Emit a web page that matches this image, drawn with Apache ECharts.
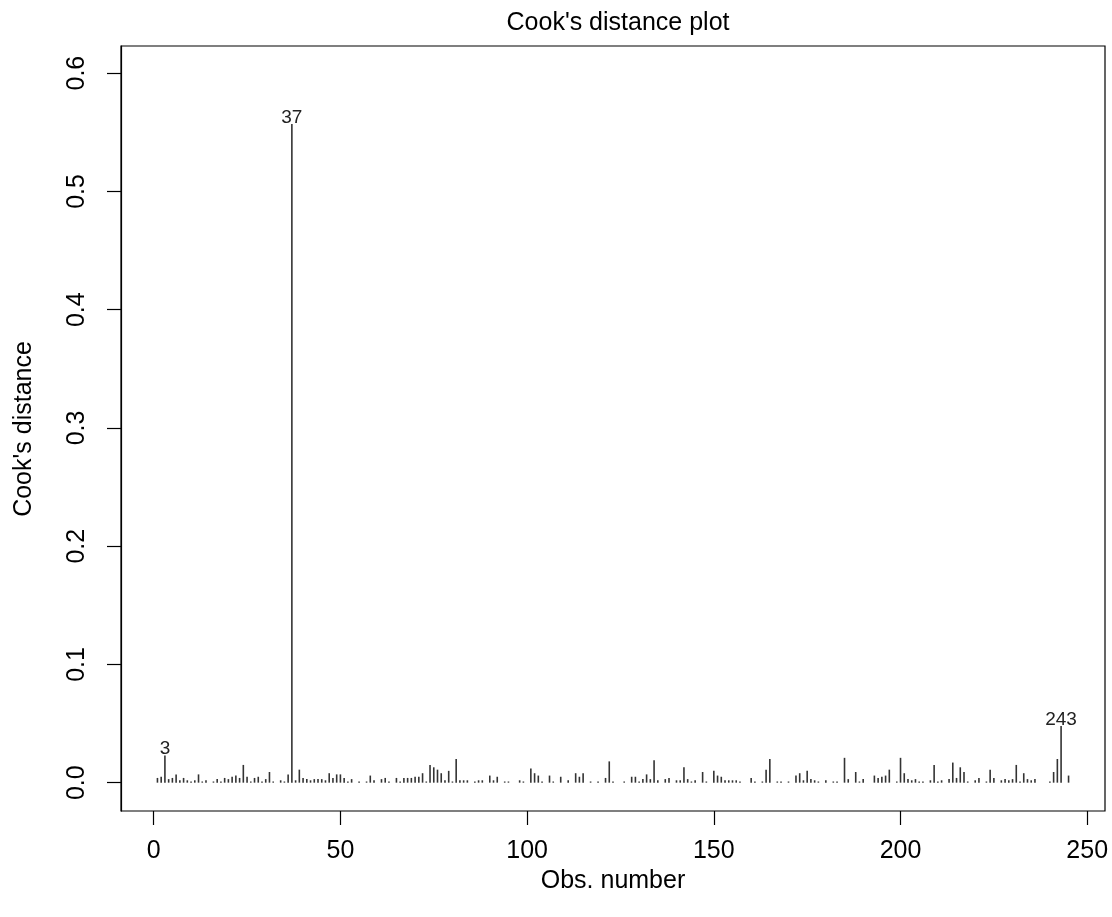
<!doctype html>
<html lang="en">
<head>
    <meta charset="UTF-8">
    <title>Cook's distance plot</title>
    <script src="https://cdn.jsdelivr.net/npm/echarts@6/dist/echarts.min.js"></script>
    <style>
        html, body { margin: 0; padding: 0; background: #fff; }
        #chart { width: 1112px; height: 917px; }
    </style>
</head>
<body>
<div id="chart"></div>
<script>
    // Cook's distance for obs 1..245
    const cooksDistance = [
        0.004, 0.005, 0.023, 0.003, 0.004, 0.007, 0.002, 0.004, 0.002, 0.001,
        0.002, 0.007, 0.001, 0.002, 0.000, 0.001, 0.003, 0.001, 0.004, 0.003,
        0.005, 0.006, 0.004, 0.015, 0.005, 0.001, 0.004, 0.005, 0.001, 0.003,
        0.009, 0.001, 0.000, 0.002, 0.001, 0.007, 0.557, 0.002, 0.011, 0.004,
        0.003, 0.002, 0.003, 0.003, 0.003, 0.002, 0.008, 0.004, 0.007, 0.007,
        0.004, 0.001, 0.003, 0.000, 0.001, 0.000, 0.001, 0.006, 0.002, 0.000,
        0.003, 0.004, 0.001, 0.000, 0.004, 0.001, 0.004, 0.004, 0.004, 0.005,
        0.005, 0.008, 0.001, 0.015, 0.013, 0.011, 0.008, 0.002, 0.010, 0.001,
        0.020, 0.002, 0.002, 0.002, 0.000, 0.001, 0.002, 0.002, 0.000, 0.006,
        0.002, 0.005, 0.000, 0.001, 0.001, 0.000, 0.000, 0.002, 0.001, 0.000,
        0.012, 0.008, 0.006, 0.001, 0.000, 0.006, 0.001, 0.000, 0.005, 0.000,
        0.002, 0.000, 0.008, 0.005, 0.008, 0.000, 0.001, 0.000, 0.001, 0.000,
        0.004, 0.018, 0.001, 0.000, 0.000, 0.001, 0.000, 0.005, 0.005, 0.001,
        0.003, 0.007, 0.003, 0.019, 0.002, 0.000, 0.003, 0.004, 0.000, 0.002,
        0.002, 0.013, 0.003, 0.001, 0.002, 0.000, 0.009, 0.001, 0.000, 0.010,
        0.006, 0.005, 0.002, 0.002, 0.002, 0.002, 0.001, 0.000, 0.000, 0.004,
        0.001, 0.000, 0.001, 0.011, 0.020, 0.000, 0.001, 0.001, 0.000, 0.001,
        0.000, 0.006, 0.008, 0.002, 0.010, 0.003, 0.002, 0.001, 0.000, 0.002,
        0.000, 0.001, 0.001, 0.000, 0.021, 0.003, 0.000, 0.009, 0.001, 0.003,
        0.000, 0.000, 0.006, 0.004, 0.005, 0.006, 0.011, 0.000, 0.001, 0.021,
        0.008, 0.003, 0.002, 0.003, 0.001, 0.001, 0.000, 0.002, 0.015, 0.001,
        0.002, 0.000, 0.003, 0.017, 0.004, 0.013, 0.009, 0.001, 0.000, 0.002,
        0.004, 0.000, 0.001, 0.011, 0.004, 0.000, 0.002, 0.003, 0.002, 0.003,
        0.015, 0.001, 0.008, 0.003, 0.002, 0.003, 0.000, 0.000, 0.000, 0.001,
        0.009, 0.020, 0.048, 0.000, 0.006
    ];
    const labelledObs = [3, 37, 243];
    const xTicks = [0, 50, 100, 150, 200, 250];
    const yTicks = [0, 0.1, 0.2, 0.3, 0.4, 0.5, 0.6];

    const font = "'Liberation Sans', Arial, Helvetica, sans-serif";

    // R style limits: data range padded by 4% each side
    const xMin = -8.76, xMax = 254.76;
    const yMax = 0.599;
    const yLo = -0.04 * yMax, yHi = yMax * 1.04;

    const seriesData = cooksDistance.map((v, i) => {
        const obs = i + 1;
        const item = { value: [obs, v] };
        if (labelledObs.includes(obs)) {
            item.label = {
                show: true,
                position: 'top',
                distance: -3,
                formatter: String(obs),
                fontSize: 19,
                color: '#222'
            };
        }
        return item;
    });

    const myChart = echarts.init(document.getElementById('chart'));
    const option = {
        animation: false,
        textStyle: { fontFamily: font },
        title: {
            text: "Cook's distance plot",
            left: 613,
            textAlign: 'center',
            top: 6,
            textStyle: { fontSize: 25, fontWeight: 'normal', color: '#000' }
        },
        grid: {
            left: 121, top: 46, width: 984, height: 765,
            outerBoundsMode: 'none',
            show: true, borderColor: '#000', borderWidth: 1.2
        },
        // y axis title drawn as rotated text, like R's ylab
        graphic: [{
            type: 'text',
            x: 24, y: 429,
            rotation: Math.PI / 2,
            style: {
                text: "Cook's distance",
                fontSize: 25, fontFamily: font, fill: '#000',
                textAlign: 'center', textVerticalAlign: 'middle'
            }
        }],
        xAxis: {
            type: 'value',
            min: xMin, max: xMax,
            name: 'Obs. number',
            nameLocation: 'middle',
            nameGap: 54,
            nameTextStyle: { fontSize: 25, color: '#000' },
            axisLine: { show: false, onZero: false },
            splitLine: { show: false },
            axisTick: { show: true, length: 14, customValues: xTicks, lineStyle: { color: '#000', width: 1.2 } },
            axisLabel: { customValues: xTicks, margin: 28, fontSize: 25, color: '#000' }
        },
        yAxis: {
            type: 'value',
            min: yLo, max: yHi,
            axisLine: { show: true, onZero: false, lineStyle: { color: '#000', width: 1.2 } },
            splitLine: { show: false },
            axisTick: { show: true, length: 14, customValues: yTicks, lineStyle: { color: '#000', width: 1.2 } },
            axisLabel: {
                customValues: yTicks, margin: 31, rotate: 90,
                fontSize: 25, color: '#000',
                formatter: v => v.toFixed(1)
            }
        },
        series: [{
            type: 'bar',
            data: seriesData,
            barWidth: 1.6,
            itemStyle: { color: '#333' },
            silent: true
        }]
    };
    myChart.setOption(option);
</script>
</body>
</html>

___

Set down the material exactly, every line of it, except for the pictures.

WRITTEN RESPONSE:
Emit a web page that matches this image, drawn with Apache ECharts.
<!doctype html>
<html lang="en">
<head>
    <meta charset="UTF-8">
    <title>Cook's distance plot</title>
    <script src="https://cdn.jsdelivr.net/npm/echarts@6/dist/echarts.min.js"></script>
    <style>
        html, body { margin: 0; padding: 0; background: #fff; }
        #chart { width: 1112px; height: 917px; }
    </style>
</head>
<body>
<div id="chart"></div>
<script>
    // Cook's distance for obs 1..245
    const cooksDistance = [
        0.004, 0.005, 0.023, 0.003, 0.004, 0.007, 0.002, 0.004, 0.002, 0.001,
        0.002, 0.007, 0.001, 0.002, 0.000, 0.001, 0.003, 0.001, 0.004, 0.003,
        0.005, 0.006, 0.004, 0.015, 0.005, 0.001, 0.004, 0.005, 0.001, 0.003,
        0.009, 0.001, 0.000, 0.002, 0.001, 0.007, 0.557, 0.002, 0.011, 0.004,
        0.003, 0.002, 0.003, 0.003, 0.003, 0.002, 0.008, 0.004, 0.007, 0.007,
        0.004, 0.001, 0.003, 0.000, 0.001, 0.000, 0.001, 0.006, 0.002, 0.000,
        0.003, 0.004, 0.001, 0.000, 0.004, 0.001, 0.004, 0.004, 0.004, 0.005,
        0.005, 0.008, 0.001, 0.015, 0.013, 0.011, 0.008, 0.002, 0.010, 0.001,
        0.020, 0.002, 0.002, 0.002, 0.000, 0.001, 0.002, 0.002, 0.000, 0.006,
        0.002, 0.005, 0.000, 0.001, 0.001, 0.000, 0.000, 0.002, 0.001, 0.000,
        0.012, 0.008, 0.006, 0.001, 0.000, 0.006, 0.001, 0.000, 0.005, 0.000,
        0.002, 0.000, 0.008, 0.005, 0.008, 0.000, 0.001, 0.000, 0.001, 0.000,
        0.004, 0.018, 0.001, 0.000, 0.000, 0.001, 0.000, 0.005, 0.005, 0.001,
        0.003, 0.007, 0.003, 0.019, 0.002, 0.000, 0.003, 0.004, 0.000, 0.002,
        0.002, 0.013, 0.003, 0.001, 0.002, 0.000, 0.009, 0.001, 0.000, 0.010,
        0.006, 0.005, 0.002, 0.002, 0.002, 0.002, 0.001, 0.000, 0.000, 0.004,
        0.001, 0.000, 0.001, 0.011, 0.020, 0.000, 0.001, 0.001, 0.000, 0.001,
        0.000, 0.006, 0.008, 0.002, 0.010, 0.003, 0.002, 0.001, 0.000, 0.002,
        0.000, 0.001, 0.001, 0.000, 0.021, 0.003, 0.000, 0.009, 0.001, 0.003,
        0.000, 0.000, 0.006, 0.004, 0.005, 0.006, 0.011, 0.000, 0.001, 0.021,
        0.008, 0.003, 0.002, 0.003, 0.001, 0.001, 0.000, 0.002, 0.015, 0.001,
        0.002, 0.000, 0.003, 0.017, 0.004, 0.013, 0.009, 0.001, 0.000, 0.002,
        0.004, 0.000, 0.001, 0.011, 0.004, 0.000, 0.002, 0.003, 0.002, 0.003,
        0.015, 0.001, 0.008, 0.003, 0.002, 0.003, 0.000, 0.000, 0.000, 0.001,
        0.009, 0.020, 0.048, 0.000, 0.006
    ];
    const labelledObs = [3, 37, 243];
    const xTicks = [0, 50, 100, 150, 200, 250];
    const yTicks = [0, 0.1, 0.2, 0.3, 0.4, 0.5, 0.6];

    const font = "'Liberation Sans', Arial, Helvetica, sans-serif";

    // R style limits: data range padded by 4% each side
    const xMin = -8.76, xMax = 254.76;
    const yMax = 0.599;
    const yLo = -0.04 * yMax, yHi = yMax * 1.04;

    const seriesData = cooksDistance.map((v, i) => {
        const obs = i + 1;
        const item = { value: [obs, v] };
        if (labelledObs.includes(obs)) {
            item.label = {
                show: true,
                position: 'top',
                distance: -3,
                formatter: String(obs),
                fontSize: 19,
                color: '#222'
            };
        }
        return item;
    });

    const myChart = echarts.init(document.getElementById('chart'));
    const option = {
        animation: false,
        textStyle: { fontFamily: font },
        title: {
            text: "Cook's distance plot",
            left: 613,
            textAlign: 'center',
            top: 6,
            textStyle: { fontSize: 25, fontWeight: 'normal', color: '#000' }
        },
        grid: {
            left: 121, top: 46, width: 984, height: 765,
            outerBoundsMode: 'none',
            show: true, borderColor: '#000', borderWidth: 1.2
        },
        // y axis title drawn as rotated text, like R's ylab
        graphic: [{
            type: 'text',
            x: 24, y: 429,
            rotation: Math.PI / 2,
            style: {
                text: "Cook's distance",
                fontSize: 25, fontFamily: font, fill: '#000',
                textAlign: 'center', textVerticalAlign: 'middle'
            }
        }],
        xAxis: {
            type: 'value',
            min: xMin, max: xMax,
            name: 'Obs. number',
            nameLocation: 'middle',
            nameGap: 54,
            nameTextStyle: { fontSize: 25, color: '#000' },
            axisLine: { show: false, onZero: false },
            splitLine: { show: false },
            axisTick: { show: true, length: 14, customValues: xTicks, lineStyle: { color: '#000', width: 1.2 } },
            axisLabel: { customValues: xTicks, margin: 28, fontSize: 25, color: '#000' }
        },
        yAxis: {
            type: 'value',
            min: yLo, max: yHi,
            axisLine: { show: true, onZero: false, lineStyle: { color: '#000', width: 1.2 } },
            splitLine: { show: false },
            axisTick: { show: true, length: 14, customValues: yTicks, lineStyle: { color: '#000', width: 1.2 } },
            axisLabel: {
                customValues: yTicks, margin: 31, rotate: 90,
                fontSize: 25, color: '#000',
                formatter: v => v.toFixed(1)
            }
        },
        series: [{
            type: 'bar',
            data: seriesData,
            barWidth: 1.6,
            itemStyle: { color: '#333' },
            silent: true
        }]
    };
    myChart.setOption(option);
</script>
</body>
</html>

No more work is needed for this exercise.